▸ EXERCISE:
Copy each line of the entries beneath that contains the word "this".

▸ RECORDS FOR THE EXERCISE:
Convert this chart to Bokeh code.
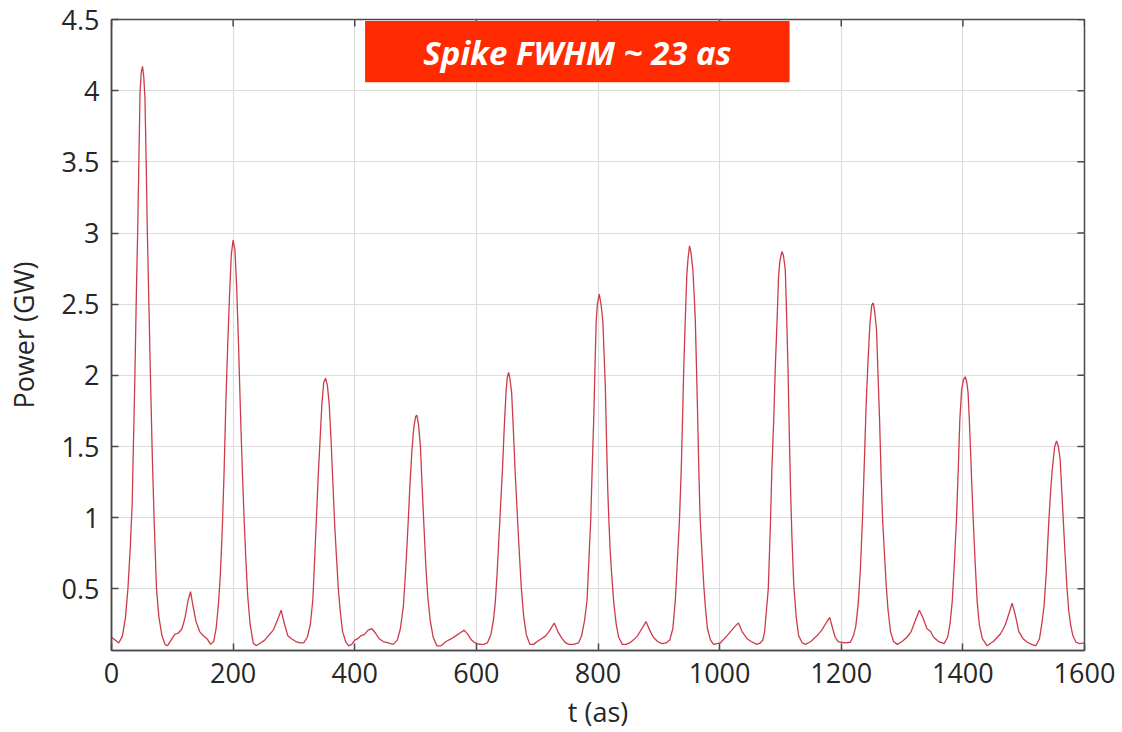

==

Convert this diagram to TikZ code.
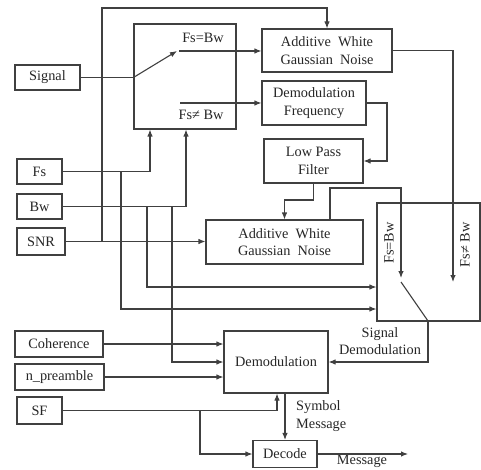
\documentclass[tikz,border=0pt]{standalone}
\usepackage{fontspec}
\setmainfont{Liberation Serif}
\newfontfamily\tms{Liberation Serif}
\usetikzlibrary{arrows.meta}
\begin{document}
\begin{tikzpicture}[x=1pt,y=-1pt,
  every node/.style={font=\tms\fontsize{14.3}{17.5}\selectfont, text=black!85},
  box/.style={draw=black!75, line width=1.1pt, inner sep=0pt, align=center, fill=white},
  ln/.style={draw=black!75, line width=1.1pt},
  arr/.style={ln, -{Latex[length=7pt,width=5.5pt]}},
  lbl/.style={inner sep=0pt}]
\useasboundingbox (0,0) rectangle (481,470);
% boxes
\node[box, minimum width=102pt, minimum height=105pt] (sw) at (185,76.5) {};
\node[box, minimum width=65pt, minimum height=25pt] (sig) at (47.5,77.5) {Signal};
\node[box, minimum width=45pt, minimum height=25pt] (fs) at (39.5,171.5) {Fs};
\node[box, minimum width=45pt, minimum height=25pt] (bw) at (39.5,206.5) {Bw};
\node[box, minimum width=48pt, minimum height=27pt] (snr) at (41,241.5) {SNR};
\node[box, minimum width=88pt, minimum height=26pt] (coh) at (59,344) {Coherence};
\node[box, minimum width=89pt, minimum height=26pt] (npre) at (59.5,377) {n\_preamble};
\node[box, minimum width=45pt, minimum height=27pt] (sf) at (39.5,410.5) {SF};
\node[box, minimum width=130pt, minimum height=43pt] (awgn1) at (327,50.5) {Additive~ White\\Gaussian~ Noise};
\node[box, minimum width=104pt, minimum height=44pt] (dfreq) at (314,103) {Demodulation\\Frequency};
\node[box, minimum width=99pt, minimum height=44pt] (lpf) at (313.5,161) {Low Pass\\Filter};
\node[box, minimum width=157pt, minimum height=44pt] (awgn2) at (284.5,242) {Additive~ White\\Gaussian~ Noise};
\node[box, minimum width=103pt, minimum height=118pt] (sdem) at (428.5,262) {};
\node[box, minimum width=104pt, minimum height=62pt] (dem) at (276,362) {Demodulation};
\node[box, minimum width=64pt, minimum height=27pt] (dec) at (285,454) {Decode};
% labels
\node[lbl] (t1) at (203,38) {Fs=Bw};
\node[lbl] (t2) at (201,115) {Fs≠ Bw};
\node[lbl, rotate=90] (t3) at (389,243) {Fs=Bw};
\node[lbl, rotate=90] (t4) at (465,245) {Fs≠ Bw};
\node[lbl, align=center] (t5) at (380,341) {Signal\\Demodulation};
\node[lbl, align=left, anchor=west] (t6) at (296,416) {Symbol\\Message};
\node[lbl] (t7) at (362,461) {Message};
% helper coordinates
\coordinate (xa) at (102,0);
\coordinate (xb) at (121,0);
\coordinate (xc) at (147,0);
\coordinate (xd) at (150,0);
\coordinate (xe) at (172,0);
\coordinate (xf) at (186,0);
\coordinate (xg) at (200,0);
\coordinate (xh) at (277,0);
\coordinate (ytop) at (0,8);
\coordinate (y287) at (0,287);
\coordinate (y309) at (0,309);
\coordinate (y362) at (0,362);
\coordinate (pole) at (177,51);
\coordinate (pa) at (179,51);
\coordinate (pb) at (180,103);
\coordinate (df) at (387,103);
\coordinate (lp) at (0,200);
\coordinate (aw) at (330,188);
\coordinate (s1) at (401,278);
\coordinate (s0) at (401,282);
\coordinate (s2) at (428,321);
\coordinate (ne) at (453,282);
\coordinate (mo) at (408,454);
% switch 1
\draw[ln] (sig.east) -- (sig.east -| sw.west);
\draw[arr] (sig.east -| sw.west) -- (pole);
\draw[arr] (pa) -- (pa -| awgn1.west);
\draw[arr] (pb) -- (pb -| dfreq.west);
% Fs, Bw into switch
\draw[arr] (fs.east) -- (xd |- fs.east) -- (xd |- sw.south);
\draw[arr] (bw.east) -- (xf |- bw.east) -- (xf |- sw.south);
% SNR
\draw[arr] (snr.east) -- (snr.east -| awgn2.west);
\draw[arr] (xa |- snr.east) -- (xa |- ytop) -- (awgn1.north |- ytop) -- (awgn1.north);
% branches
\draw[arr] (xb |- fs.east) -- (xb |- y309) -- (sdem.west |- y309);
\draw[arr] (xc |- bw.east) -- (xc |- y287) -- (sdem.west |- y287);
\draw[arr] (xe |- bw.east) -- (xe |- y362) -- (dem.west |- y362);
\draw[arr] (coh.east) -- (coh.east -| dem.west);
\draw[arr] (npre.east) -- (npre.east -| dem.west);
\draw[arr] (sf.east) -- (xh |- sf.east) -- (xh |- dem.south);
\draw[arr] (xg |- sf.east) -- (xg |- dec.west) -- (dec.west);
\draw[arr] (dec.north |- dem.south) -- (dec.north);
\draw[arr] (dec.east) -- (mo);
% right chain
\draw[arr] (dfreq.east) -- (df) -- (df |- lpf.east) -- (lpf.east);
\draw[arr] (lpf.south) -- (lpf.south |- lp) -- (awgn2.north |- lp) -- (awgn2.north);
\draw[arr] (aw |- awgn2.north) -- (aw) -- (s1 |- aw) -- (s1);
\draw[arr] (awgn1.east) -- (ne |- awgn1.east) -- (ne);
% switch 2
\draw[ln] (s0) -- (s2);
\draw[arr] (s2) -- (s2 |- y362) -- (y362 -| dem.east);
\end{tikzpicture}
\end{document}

▸ RIGHT ANSWER:
Convert this chart to Bokeh code.
Convert this diagram to TikZ code.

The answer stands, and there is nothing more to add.